Are IT departments standing in the way of implementing RPA?
IT departments are helping with the implementation of RPA, as CIOs own the necessary infrastructure for the deployment of robots. For RPA implementations to be successful, it’s critical that IT and business units collaborate, align on goals and work closely together.
RPA was initially seen as a way of avoiding the wait for IT to provide the connections at a system-to-system level (through APIs) that had traditionally been the preserve of the IT teams. By operating through the user interface (UI), RPA could provide the same or better benefits much more quickly and much cheaper. It was therefore considered a potential threat to the CIO and was pejoratively described variously as a “dirty fix” or “sticking plaster solution.” That situation has now, thankfully, been superseded by the realization that RPA is just as applicable in the IT department for password resets, ITSM and BPM/ERP integrations, as it is for their colleagues in business operations.
How can organizations strike the right balance between IT and business?
As with any business operating or department working with any other, the answer is partnership. IT has to be comfortable that the business has the sufficient (and robust) compliance and governance processes and tools in place to protect the company’s data. In turn, the business itself must be comfortable knowing that IT supports the move to a more automated future where robots and humans work together.
UiPath’s technology partners have recognized this: Oracle for instance, is using RPA, not APIs, to connect to the plethora of differing systems that link into their platform: it is cheaper, faster and more robust given the continually changing application landscape. Think about it, if both systems have a UI, RPA can act as the bridge.
How does UiPath plan to move into more front-office and customer facing areas?
With the proven success of RPA in the back office, due in large part to the fantastic work that Blue Prism, the inventors of RPA and erstwhile competitors of UiPath, has demonstrated since 2002, there is increasing demand to leverage RPA more in the front office. Already, RPA is used in the front office to shorten transaction times in call centers and help employees tackle large volumes of incoming requests.
RPA can also help enhance customer communication by controlling a contact schedule, triggering reminders when it is time for employees to follow up with customers or manage a complaint. Beyond that, RPA can also send automated messages to customers to allow for faster replies.
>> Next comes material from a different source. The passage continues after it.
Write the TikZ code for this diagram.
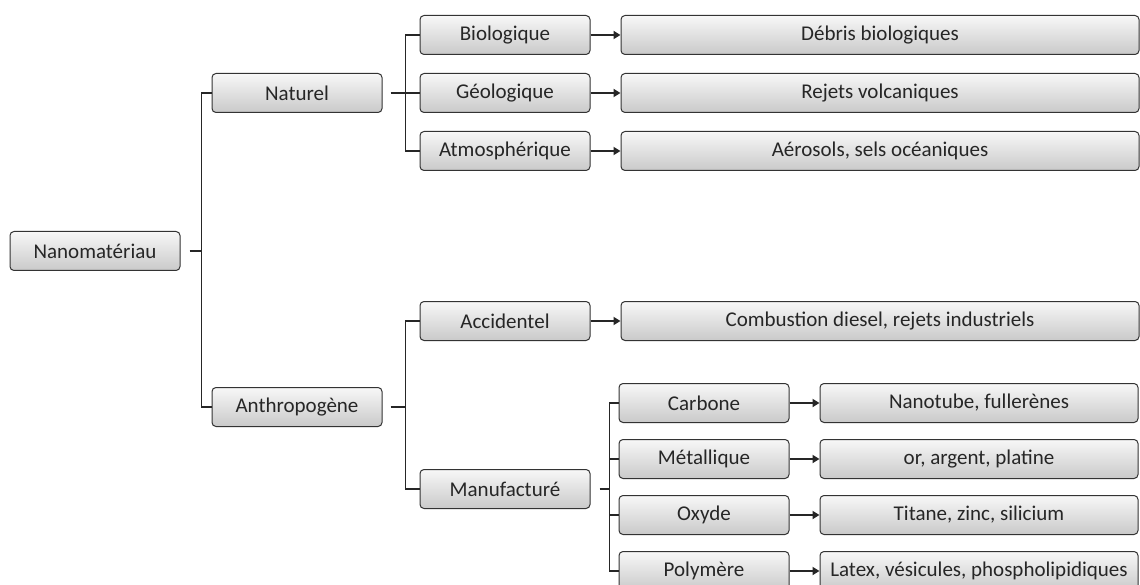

This is why UiPath has seen the balance between unattended robots (which work on the activities that no one wants to do) and attended robots (which help humans to do – and improve – the work that they want to do) is changing. In 2018, the percentage ratio was 64:36 in favor of unattended; today it stands at 46:54 in favor of the attended robots.
What advice would you give to businesses looking to adopt RPA for the first time?
That’s easy: use the fantastic resource created by analyst firm Everest Group! The Smart RPA Playbook is the step-by-step guide that helps organizations of all sizes, and in all industries, to scale RPA from initial pilot to what they term as Pinnacle; where automation is in every part of the enterprise. This 200-page instruction book can be downloaded from the UiPath website at no charge.